Sen. Lamar Alexander (R-Tenn.), who is one of the sponsors, said he is looking to the study group's ideas as a way of ensuring a long-term American commitment to Iraq, albeit with a smaller troop presence. "My sense among Republican senators is we know very well that the current course is not a sustainable course over a longer period of time," he said. "If we drift into September, [the president] may not be able to find a bipartisan basis to support a long-term limited interest in Iraq."
Rep. Frank R. Wolf (R-Va.), who helped create the Baker-Hamilton commission, called the recommendations a "gift to the administration" and said they offer "a road map to success." Rep. Michael McCaul (R-Tex.), another mainstream Republican, said he thought the proposals were "gaining more support in the Congress because the situation in Iraq is not going as well as we had hoped."
Officials in Washington "don't know what to do," said Hamilton, a Democrat. "They don't have a framework. They are looking. They are searching.

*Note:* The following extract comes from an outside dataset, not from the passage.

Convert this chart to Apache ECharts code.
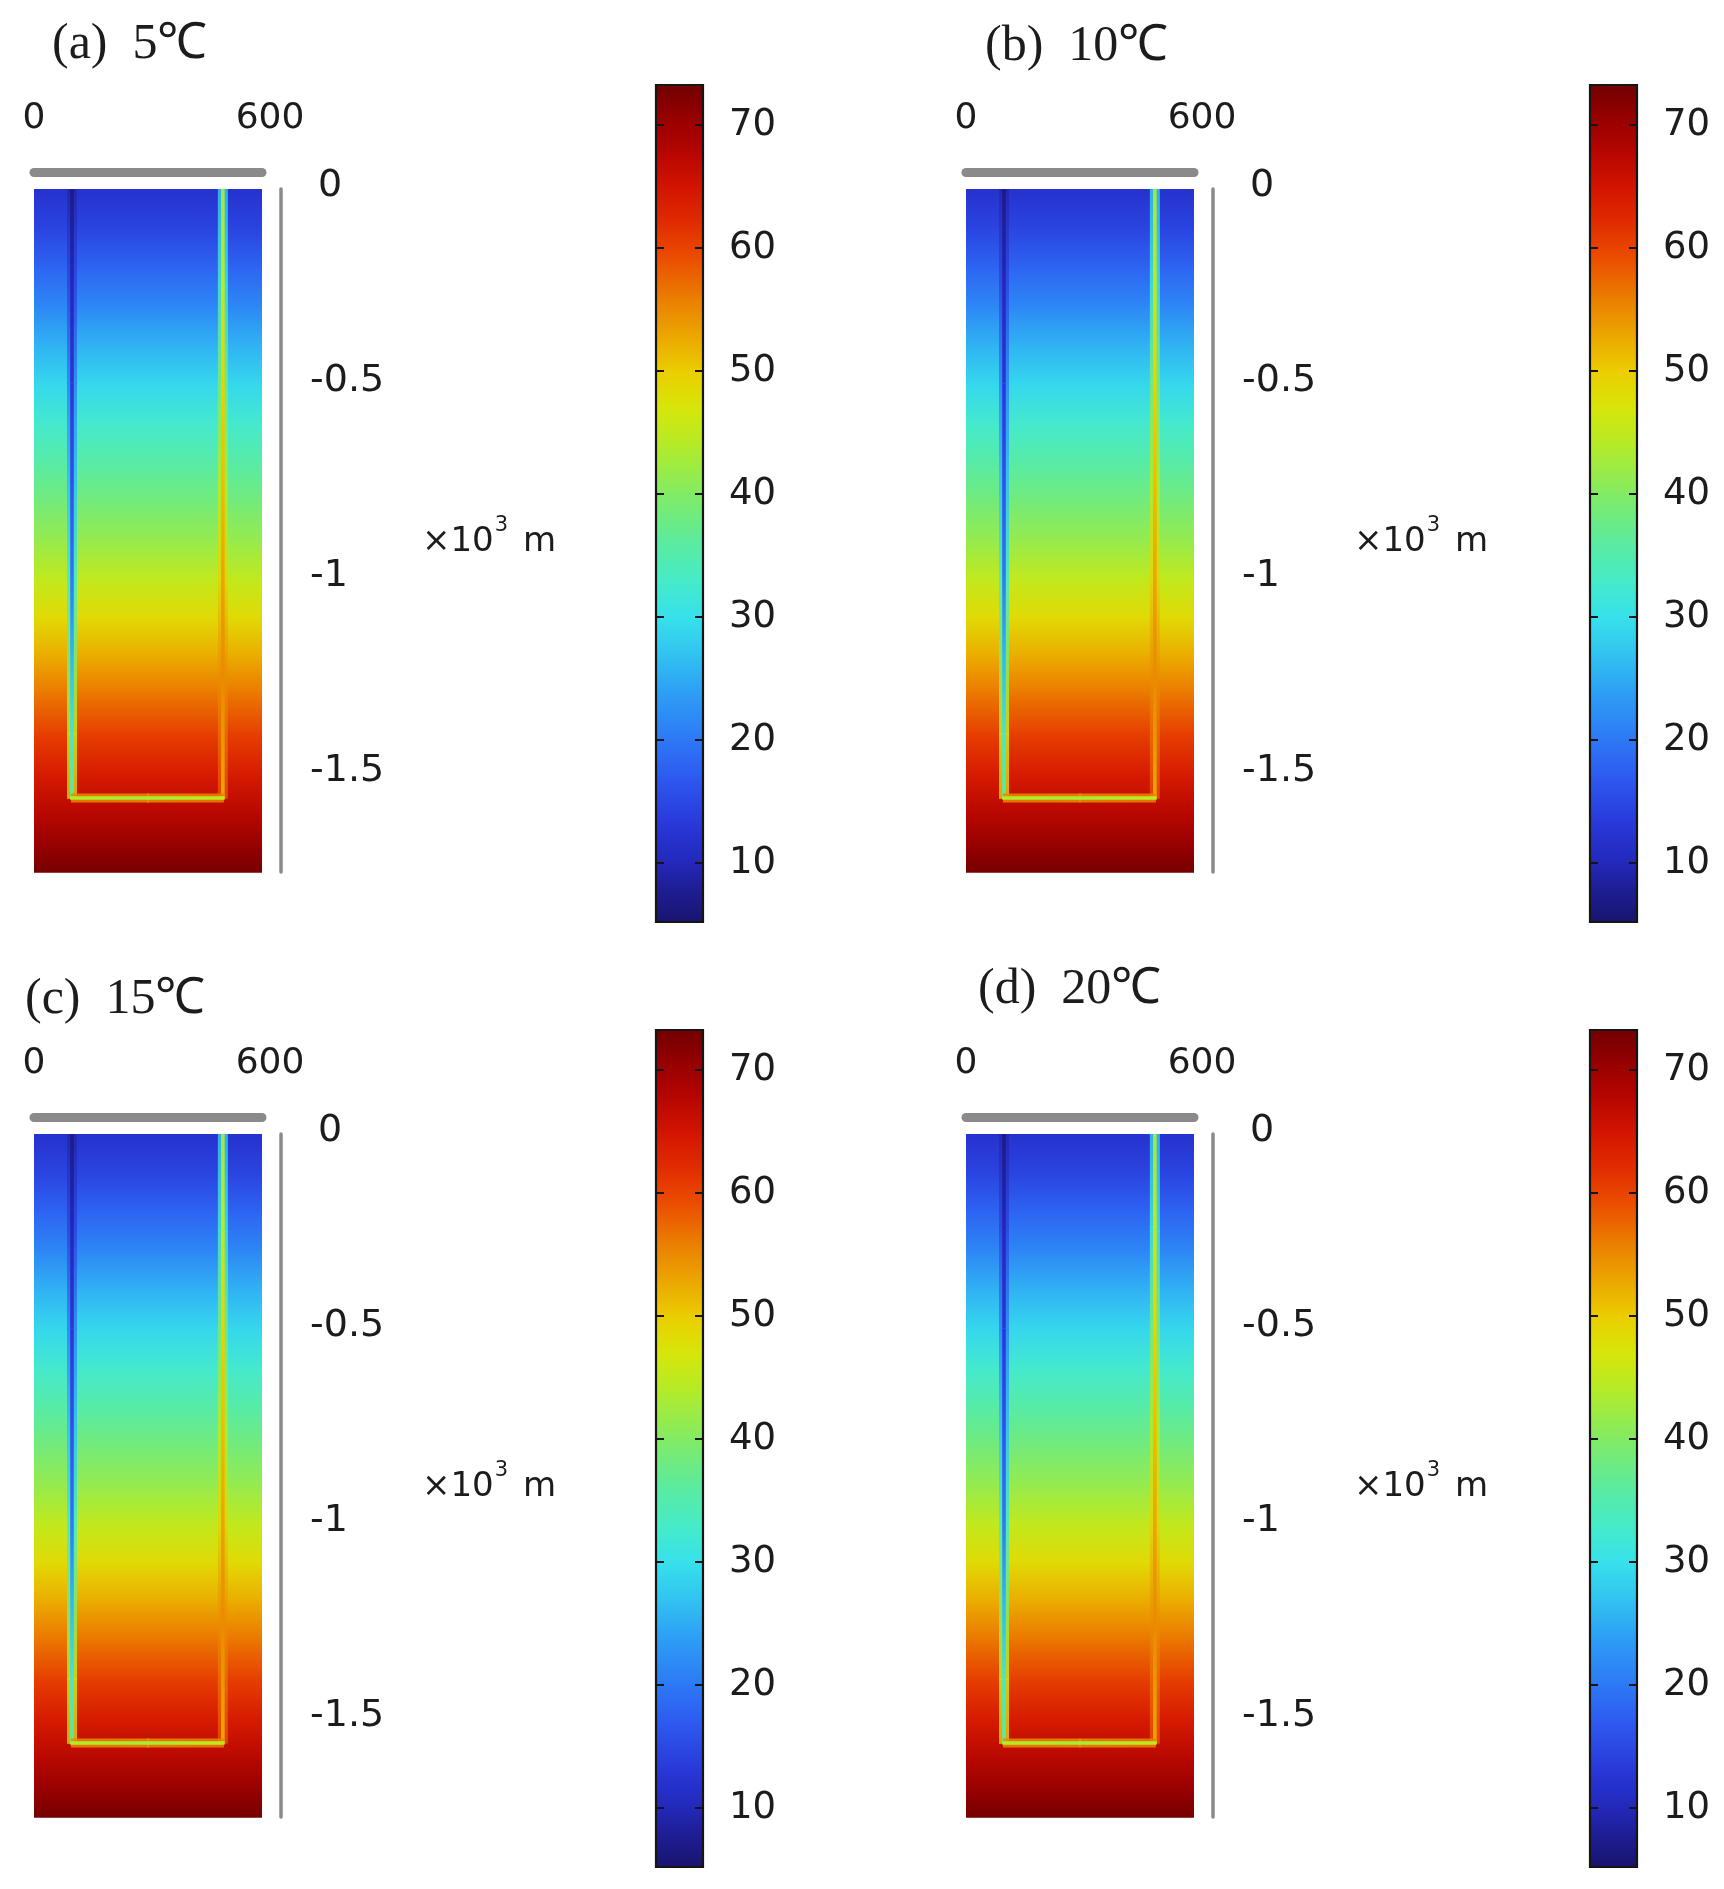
<!DOCTYPE html>
<html><head><meta charset="utf-8">
<script src="https://cdn.jsdelivr.net/npm/echarts@6/dist/echarts.min.js"></script>
<style>html,body{margin:0;padding:0;background:#fff}#c{width:1724px;height:1889px}</style>
</head><body><div id="c"></div>
<script>
// ---------- data ----------
const panelTitles = ['(a)  5\u2103', '(b)  10\u2103', '(c)  15\u2103', '(d)  20\u2103'];
const xTickValues = [0, 600];
const depthTickValues = [0, -0.5, -1, -1.5];
const colorbarTicks = [10, 20, 30, 40, 50, 60, 70];
const colorbarRange = [5.2, 73.25];
const domainWidth = 600;      // m
const domainDepth = 1.755;    // km
// rock temperature (°C) versus depth (km)
const depthKm  = [0, 0.1, 0.2, 0.3, 0.4, 0.5, 0.6, 0.7, 0.8, 0.9, 1.0, 1.1, 1.2, 1.3, 1.4, 1.5, 1.6, 1.7, 1.755];
const rockTemp = [12, 14.5, 18, 21.5, 25.5, 29, 32.5, 35.5, 38.5, 41.5, 45, 48.5, 52.5, 56.5, 60.5, 64, 67.5, 71, 73];
// well geometry
const injectionX = 100, productionX = 497, wellBottom = 1.565;
// injection (left) pipe temperature
const leftPipeDepth = [0, 0.25, 0.5, 0.75, 1.0, 1.2, 1.4, 1.565];
const leftPipeTemp  = [7, 10, 13, 16, 20, 26, 32, 36];
// production (right) pipe temperature
const rightPipeDepth = [0, 0.25, 0.5, 0.75, 1.0, 1.25, 1.565];
const rightPipeTemp  = [42, 45, 49, 51, 53, 55, 53];
// horizontal section temperature
const bottomPipeX    = [100, 300, 497];
const bottomPipeTemp = [44, 43, 45];

// ---------- colour map (style) ----------
const cmap = [
  [5.2,[25,20,110]],[8,[30,30,150]],[10,[35,40,185]],[13,[40,55,215]],[17,[45,90,240]],
  [20,[45,120,245]],[24,[45,160,245]],[27,[50,195,240]],[30,[55,225,235]],[33,[70,235,200]],
  [36,[90,235,160]],[40,[130,235,100]],[44,[180,235,40]],[47,[215,230,10]],[50,[235,205,0]],
  [53,[235,165,0]],[56,[235,125,0]],[59,[235,80,0]],[62,[225,45,0]],[65,[210,20,0]],
  [68,[180,5,0]],[71,[145,0,0]],[73.25,[115,0,0]]
];
function colorOf(v){
  if (v <= cmap[0][0]) return 'rgb(' + cmap[0][1].join(',') + ')';
  for (let i = 0; i < cmap.length - 1; i++) {
    const a = cmap[i], b = cmap[i+1];
    if (v <= b[0]) {
      const f = (v - a[0]) / (b[0] - a[0]);
      const c = a[1].map((x, k) => Math.round(x + (b[1][k] - x) * f));
      return 'rgb(' + c.join(',') + ')';
    }
  }
  return 'rgb(' + cmap[cmap.length-1][1].join(',') + ')';
}
function rockAt(d){
  for (let i = 0; i < depthKm.length - 1; i++) {
    if (d <= depthKm[i+1]) {
      const f = (d - depthKm[i]) / (depthKm[i+1] - depthKm[i]);
      return rockTemp[i] + (rockTemp[i+1] - rockTemp[i]) * f;
    }
  }
  return rockTemp[rockTemp.length-1];
}
function grad(vert, t0, t1){
  return new echarts.graphic.LinearGradient(0, 0, vert ? 0 : 1, vert ? 1 : 0,
    [{offset:0, color:colorOf(t0)}, {offset:1, color:colorOf(t1)}]);
}

// ---------- series items built from the arrays ----------
const bgItems = [];
for (let i = 0; i < depthKm.length - 1; i++) bgItems.push([depthKm[i], depthKm[i+1], rockTemp[i], rockTemp[i+1]]);
const pipeItems = [];
function addVertical(x, ds, ts){
  for (let i = 0; i < ds.length - 1; i++) {
    pipeItems.push([0, x, ds[i], ds[i+1], ts[i], ts[i+1], (ts[i] + rockAt(ds[i])) / 2, (ts[i+1] + rockAt(ds[i+1])) / 2]);
  }
}
addVertical(injectionX, leftPipeDepth, leftPipeTemp);
addVertical(productionX, rightPipeDepth, rightPipeTemp);
for (let i = 0; i < bottomPipeX.length - 1; i++) {
  const r = rockAt(wellBottom);
  pipeItems.push([1, bottomPipeX[i], bottomPipeX[i+1], wellBottom, bottomPipeTemp[i], bottomPipeTemp[i+1], (bottomPipeTemp[i] + r) / 2, (bottomPipeTemp[i+1] + r) / 2]);
}
const cbItems = [];
for (let i = 0; i < cmap.length - 1; i++) cbItems.push([cmap[i][0], cmap[i+1][0]]);

function bgRender(params, api){
  const a = api.coord([0, -api.value(0)]), b = api.coord([domainWidth, -api.value(1)]);
  return {type:'rect', shape:{x:a[0], y:a[1], width:b[0]-a[0], height:b[1]-a[1]+0.8},
          style:{fill:grad(true, api.value(2), api.value(3))}};
}
function pipeRender(params, api){
  const kind = api.value(0);
  if (kind === 0) {
    const x = api.value(1);
    const a = api.coord([x, -api.value(2)]), b = api.coord([x, -api.value(3)]);
    const h = b[1] - a[1] + 0.8;
    return {type:'group', children:[
      {type:'rect', shape:{x:a[0]-5, y:a[1], width:10, height:h}, style:{fill:grad(true, api.value(6), api.value(7)), opacity:0.85}},
      {type:'rect', shape:{x:a[0]-1.8, y:a[1], width:3.6, height:h}, style:{fill:grad(true, api.value(4), api.value(5))}}
    ]};
  }
  const a = api.coord([api.value(1), -api.value(3)]), b = api.coord([api.value(2), -api.value(3)]);
  const w = b[0] - a[0];
  return {type:'group', children:[
    {type:'rect', shape:{x:a[0]-1, y:a[1]-4.5, width:w+2, height:9}, style:{fill:grad(false, api.value(6), api.value(7)), opacity:0.85}},
    {type:'rect', shape:{x:a[0]-1.8, y:a[1]-1.8, width:w+3.6, height:3.6}, style:{fill:grad(false, api.value(4), api.value(5))}}
  ]};
}
function cbRender(params, api){
  const v0 = api.value(0), v1 = api.value(1);
  const a = api.coord([0, v1]), b = api.coord([1, v0]);
  return {type:'rect', shape:{x:a[0], y:a[1], width:b[0]-a[0], height:b[1]-a[1]+0.8},
          style:{fill:new echarts.graphic.LinearGradient(0,0,0,1,[{offset:0,color:colorOf(v1)},{offset:1,color:colorOf(v0)}])}};
}
function cbBorderRender(params, api){
  const a = api.coord([0, colorbarRange[1]]), b = api.coord([1, colorbarRange[0]]);
  return {type:'rect', shape:{x:a[0], y:a[1], width:b[0]-a[0], height:b[1]-a[1]},
          style:{fill:'none', stroke:'#151515', lineWidth:2.2}};
}

// ---------- layout ----------
const FONT = 'DejaVu Sans';
const TXT = '#1c1c1c';
const panels = [
  {gx:34,  gy:189,  cbx:656,  cby:85,   tx:52,  ty:20},
  {gx:966, gy:189,  cbx:1590, cby:85,   tx:985, ty:22},
  {gx:34,  gy:1134, cbx:656,  cby:1030, tx:25,  ty:975},
  {gx:966, gy:1134, cbx:1590, cby:1030, tx:978, ty:965}
];
const grid = [], xAxis = [], yAxis = [], series = [], title = [];
panels.forEach((p, i) => {
  const gMain = grid.length;
  grid.push({left:p.gx, top:p.gy, width:228, height:683, outerBoundsMode:'none', containLabel:false});
  const gCb = grid.length;
  grid.push({left:p.cbx, top:p.cby, width:47, height:837, outerBoundsMode:'none', containLabel:false});
  title.push({text:panelTitles[i], left:p.tx, top:p.ty, padding:0,
    textStyle:{fontFamily:'Liberation Serif', fontSize:50, fontWeight:'normal', color:TXT}});
  const xMain = xAxis.length;
  xAxis.push({gridIndex:gMain, type:'value', position:'top', min:0, max:domainWidth, offset:17,
    axisLine:{show:true, onZero:false, lineStyle:{color:'#8a8a8a', width:9}},
    axisTick:{show:false}, splitLine:{show:false},
    axisLabel:{customValues:xTickValues, showMinLabel:true, showMaxLabel:true, margin:35,
      fontFamily:FONT, fontSize:36, color:TXT,
      formatter: v => v === xTickValues[1] ? '{r|' + v + '}' : '{n|' + v + '}',
      rich:{r:{padding:[0,0,0,16], fontFamily:FONT, fontSize:36, color:TXT}, n:{fontFamily:FONT, fontSize:36, color:TXT}}}});
  const xCb = xAxis.length;
  xAxis.push({gridIndex:gCb, type:'value', min:0, max:1, show:false});
  const yMain = yAxis.length;
  yAxis.push({gridIndex:gMain, type:'value', position:'right', min:-domainDepth, max:0, offset:19,
    axisLine:{show:true, onZero:false, lineStyle:{color:'#8a8a8a', width:3.5}},
    axisTick:{show:false}, splitLine:{show:false},
    axisLabel:{customValues:depthTickValues, showMinLabel:true, showMaxLabel:true, margin:29,
      fontFamily:FONT, fontSize:38, color:TXT,
      formatter: v => v === 0 ? '{z|0}' : '{n|' + v + '}',
      rich:{z:{padding:[0,0,6,8], fontFamily:FONT, fontSize:38, color:TXT},
            n:{padding:[0,0,4,0], fontFamily:FONT, fontSize:38, color:TXT}}},
    name:'{b|\u00d710}{s|3}{b| m}', nameLocation:'middle', nameRotate:0, nameGap:141,
    nameTextStyle:{fontFamily:FONT, fontSize:34, color:TXT, padding:[14,0,0,0],
      rich:{b:{fontFamily:FONT, fontSize:34, color:TXT, lineHeight:44, verticalAlign:'bottom'},
            s:{fontFamily:FONT, fontSize:21, color:TXT, lineHeight:18, verticalAlign:'top', padding:[0,4,0,1]}}}});
  const yCbL = yAxis.length;
  yAxis.push({gridIndex:gCb, type:'value', position:'left', min:colorbarRange[0], max:colorbarRange[1], z:10,
    axisLine:{show:false, onZero:false}, splitLine:{show:false}, axisLabel:{show:false},
    axisTick:{show:true, inside:true, length:8, customValues:colorbarTicks, lineStyle:{color:'#151515', width:2}}});
  yAxis.push({gridIndex:gCb, type:'value', position:'right', min:colorbarRange[0], max:colorbarRange[1], z:10,
    axisLine:{show:false, onZero:false}, splitLine:{show:false},
    axisTick:{show:true, inside:true, length:8, customValues:colorbarTicks, lineStyle:{color:'#151515', width:2}},
    axisLabel:{show:true, customValues:colorbarTicks, margin:26, fontFamily:FONT, fontSize:37, color:TXT}});
  series.push({type:'custom', xAxisIndex:xMain, yAxisIndex:yMain, data:bgItems, renderItem:bgRender, silent:true, z:1});
  series.push({type:'custom', xAxisIndex:xMain, yAxisIndex:yMain, data:pipeItems, renderItem:pipeRender, silent:true, z:2});
  series.push({type:'custom', xAxisIndex:xCb, yAxisIndex:yCbL, data:cbItems, renderItem:cbRender, silent:true, z:1});
  series.push({type:'custom', xAxisIndex:xCb, yAxisIndex:yCbL, data:[[0, 0]], renderItem:cbBorderRender, silent:true, z:5});
});

const chart = echarts.init(document.getElementById('c'), null, {renderer:'canvas'});
chart.setOption({animation:false, backgroundColor:'#fff', title, grid, xAxis, yAxis, series});
</script></body></html>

Something has to follow the surge [of U.S. troops to Iraq] -- they are interested in our proposals as a framework for policy."
Administration officials say they are already implementing many of the Baker-Hamilton ideas, though the president himself has tacitly admitted that some of the major elements remain undone. Bush has spoken frequently in recent weeks about his interest in the Iraq Study Group's proposal to shift the American military's role in Iraq from combat to training and support and reduce the number of U.S. troops, suggesting that is the direction he wants to go after violence in Baghdad is brought under control.
"I liked what James A. Baker and Lee Hamilton suggested," Bush said in East Grand Rapids, Mich., last month. "And that is to be in a position at some point in time where our troops are embedded with the Iraqi units -- in other words, there's Iraqi units providing security with a handful of U.S. troops -- helping them learn what it means to be a good military."
Such comments highlight an evolution in administration attitudes toward the study group, which delivered its recommendations to the White House along with a withering critique of administration Iraq policy.
Although the panel's 10 prominent Americans, evenly divided between Democrats and Republicans, did not call for a timetable of withdrawal, they said they believed combat brigades could be withdrawn by early 2008. Members also said they could live with Bush's "surge" plan but made it clear that they saw that as only a short-term solution.
The president spoke graciously about the study when it was first released, but the report enraged some conservatives inside and outside the administration as a recipe for defeat. Many officials involved with the study think the president was not happy with being given a blueprint for Iraq policy from a group of outsiders, let alone one led by his father's former close aide Baker.
Since then, however, the White House has appeared to be inching toward concepts in the report, most notably its more active diplomacy in the Middle East. Although the effort is clearly less than the full diplomatic "offensive" that was recommended, Secretary of State Condoleezza Rice has since traveled to the Middle East trying to restart the peace process, met for the first time with Syria's foreign minister and has been more assertive in trying to engage Iraq's neighbors, including Iran, to help quell the nation's sectarian violence.
Meanwhile, the idea of political benchmarks for the Iraqi government is emerging as a major point of discussion as the White House and congressional Democrats try to sort out their differences over funding the war. Borrowing from dates suggested by the Iraqi government itself, the Iraq Study Group laid out a series of milestones for political progress, such as passing a law to distribute oil revenues, holding provincial elections and allowing former Baathists back into the government.
The panel said American support for Iraq should be conditioned on the Iraqi government meeting the benchmarks. The White House has resisted such conditions in the past, but aides say the president is now willing to negotiate such a plan in the new Iraq funding bill.
"Any kind of reasonable benchmarks on the Iraqi government, I think, are going to have broad bipartisan support," Senate Minority Leader Mitch McConnell (R-Ky.), a strong Bush ally, said yesterday on ABC's "This Week." On the same show, House Speaker Nancy Pelosi (D-Calif.) indicated that the kind of "accountability" the administration wants is insufficient.
"The administration is sort of being slowly compelled to adopt the bipartisan consensus that the Iraq Study Group presented them in December," said James F. Dobbins, a Rand Corp. analyst and former U.S. diplomat who served on one of the expert working groups advising the panel. "Eventually they are going to be pulled to it regarding troop reductions."
The trouble, he said, is that by coming around so late, the White House may have missed the last opportunity to rally Congress to support staying in Iraq under more limited circumstances -- rather than simply pulling out. "They are going to end up embracing all the provisions, without the benefit of bipartisanship," Dobbins said.